__Record list__.
_ _ _ _

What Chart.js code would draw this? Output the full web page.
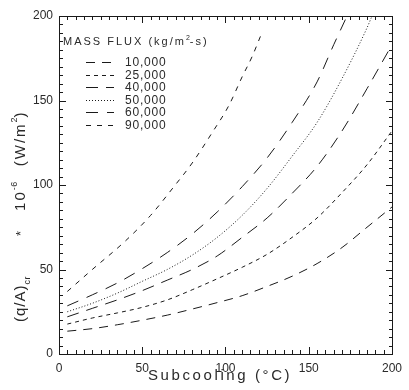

_ _ _ _

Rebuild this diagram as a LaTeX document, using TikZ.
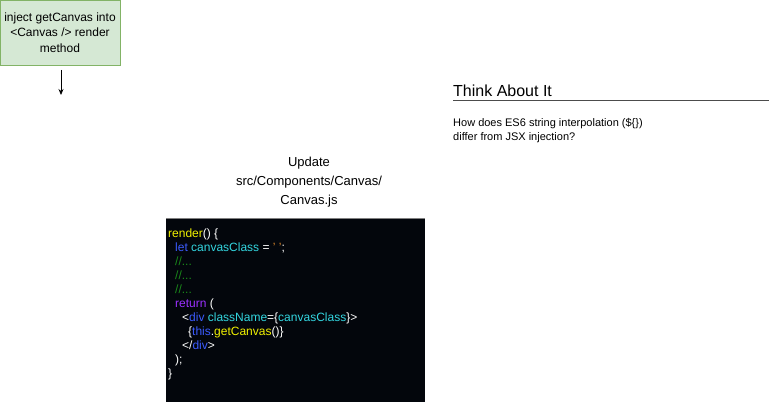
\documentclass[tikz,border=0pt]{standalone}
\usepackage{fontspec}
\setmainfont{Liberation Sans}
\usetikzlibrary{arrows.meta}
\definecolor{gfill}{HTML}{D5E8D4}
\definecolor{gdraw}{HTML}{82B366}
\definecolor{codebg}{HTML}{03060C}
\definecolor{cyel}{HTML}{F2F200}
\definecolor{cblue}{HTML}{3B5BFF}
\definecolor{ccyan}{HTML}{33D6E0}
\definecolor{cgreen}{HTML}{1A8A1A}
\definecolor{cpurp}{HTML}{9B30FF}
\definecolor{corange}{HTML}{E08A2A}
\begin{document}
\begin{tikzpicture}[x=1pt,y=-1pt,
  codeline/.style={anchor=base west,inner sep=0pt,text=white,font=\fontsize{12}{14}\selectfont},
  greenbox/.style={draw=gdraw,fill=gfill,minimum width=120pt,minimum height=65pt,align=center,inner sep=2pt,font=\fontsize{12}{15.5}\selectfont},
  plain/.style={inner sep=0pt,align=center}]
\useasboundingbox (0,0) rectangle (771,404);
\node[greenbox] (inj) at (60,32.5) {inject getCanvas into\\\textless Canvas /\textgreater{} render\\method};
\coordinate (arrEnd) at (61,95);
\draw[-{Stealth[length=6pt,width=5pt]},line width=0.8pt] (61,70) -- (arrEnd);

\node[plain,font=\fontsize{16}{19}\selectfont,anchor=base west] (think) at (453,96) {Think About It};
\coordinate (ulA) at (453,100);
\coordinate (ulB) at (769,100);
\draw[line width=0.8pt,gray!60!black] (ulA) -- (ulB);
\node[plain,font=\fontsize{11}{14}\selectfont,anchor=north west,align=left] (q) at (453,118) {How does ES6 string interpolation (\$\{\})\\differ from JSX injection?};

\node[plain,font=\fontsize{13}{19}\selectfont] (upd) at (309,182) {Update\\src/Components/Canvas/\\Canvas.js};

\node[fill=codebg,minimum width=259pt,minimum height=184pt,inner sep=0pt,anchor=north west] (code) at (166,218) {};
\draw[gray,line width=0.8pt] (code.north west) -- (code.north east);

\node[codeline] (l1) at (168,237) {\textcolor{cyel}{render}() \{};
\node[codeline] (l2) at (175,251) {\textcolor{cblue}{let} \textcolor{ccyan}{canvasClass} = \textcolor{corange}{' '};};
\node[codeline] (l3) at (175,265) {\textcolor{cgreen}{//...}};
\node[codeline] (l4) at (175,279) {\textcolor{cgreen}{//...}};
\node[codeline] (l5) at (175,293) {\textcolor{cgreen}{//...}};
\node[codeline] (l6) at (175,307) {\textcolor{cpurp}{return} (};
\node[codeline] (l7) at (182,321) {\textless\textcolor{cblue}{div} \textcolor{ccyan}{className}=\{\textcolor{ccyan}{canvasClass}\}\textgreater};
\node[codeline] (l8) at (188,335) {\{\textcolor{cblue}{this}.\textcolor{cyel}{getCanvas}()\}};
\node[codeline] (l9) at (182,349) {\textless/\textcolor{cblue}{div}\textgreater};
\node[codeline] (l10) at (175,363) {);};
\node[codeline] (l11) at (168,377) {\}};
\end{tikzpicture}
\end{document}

_ _ _ _

__Exercise__. Repeat exactly the lines above, from the line that contains "Rebuild this diagram" down through the line that contains "west,align=left] (q) at". Include both of those lines and none of the pictures.

__Result of this task__.
Rebuild this diagram as a LaTeX document, using TikZ.
\documentclass[tikz,border=0pt]{standalone}
\usepackage{fontspec}
\setmainfont{Liberation Sans}
\usetikzlibrary{arrows.meta}
\definecolor{gfill}{HTML}{D5E8D4}
\definecolor{gdraw}{HTML}{82B366}
\definecolor{codebg}{HTML}{03060C}
\definecolor{cyel}{HTML}{F2F200}
\definecolor{cblue}{HTML}{3B5BFF}
\definecolor{ccyan}{HTML}{33D6E0}
\definecolor{cgreen}{HTML}{1A8A1A}
\definecolor{cpurp}{HTML}{9B30FF}
\definecolor{corange}{HTML}{E08A2A}
\begin{document}
\begin{tikzpicture}[x=1pt,y=-1pt,
  codeline/.style={anchor=base west,inner sep=0pt,text=white,font=\fontsize{12}{14}\selectfont},
  greenbox/.style={draw=gdraw,fill=gfill,minimum width=120pt,minimum height=65pt,align=center,inner sep=2pt,font=\fontsize{12}{15.5}\selectfont},
  plain/.style={inner sep=0pt,align=center}]
\useasboundingbox (0,0) rectangle (771,404);
\node[greenbox] (inj) at (60,32.5) {inject getCanvas into\\\textless Canvas /\textgreater{} render\\method};
\coordinate (arrEnd) at (61,95);
\draw[-{Stealth[length=6pt,width=5pt]},line width=0.8pt] (61,70) -- (arrEnd);

\node[plain,font=\fontsize{16}{19}\selectfont,anchor=base west] (think) at (453,96) {Think About It};
\coordinate (ulA) at (453,100);
\coordinate (ulB) at (769,100);
\draw[line width=0.8pt,gray!60!black] (ulA) -- (ulB);
\node[plain,font=\fontsize{11}{14}\selectfont,anchor=north west,align=left] (q) at (453,118) {How does ES6 string interpolation (\$\{\})\\differ from JSX injection?};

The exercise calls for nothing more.